Best Practice: SNES Game Design Guidelines

(through the eyes of a programmer)

SNES is a really neat platform. Compared to its little brother (NES) it’s even more compelling. 

However, the odd nature of the hardware makes designing and programming games a challenge. This guide is not the most comprehensive one but rather it tries to emphasize the particular SNES-related best practices and techniques.

It’s also written by a programmer to save you the headache from those guys like me coming back to you telling why this-and-that can’t be done.

VRAM

This should be familiar if you know NES a bit: any graphics-related data is stored at a special area called VRAM. This is short for “Video RAM”. It’s often separate in early game consoles – then again it is separate in later consoles too with the introduction of GPU-s. 

There are a number of advantages and disadvantages to this design.

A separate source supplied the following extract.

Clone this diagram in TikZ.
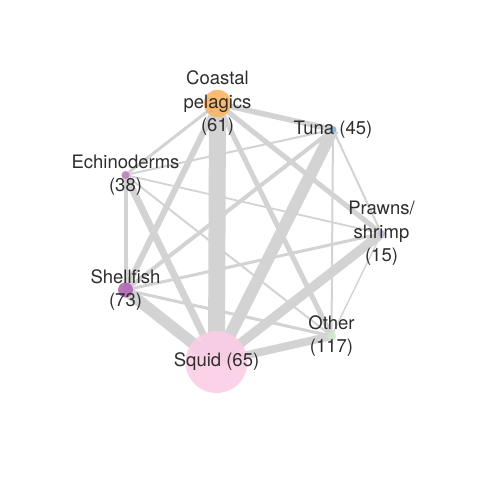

What’s important regarding the SNES is the same as for the NES: it only can be accessed when rendering is switched off.

You may ask how is this a flexible design at all. Well, for starters it isn’t, but just like the NES the SNES is also able to access its VRAM during a vblank period. This is the time between a PPU frame finish and frame begin.

The SNES also has some neat toys like DMA channels to make it work even better. More about DMA-s a bit later.

“This is all you have for sprites. Some games (like the one above) is happy with it”If anyone asks the VRAM size on SNES is 64K. While this sounds good, it contains *ALL* the possible graphics data including tile data, tile map, sprites. We’ll get back to it a bit later.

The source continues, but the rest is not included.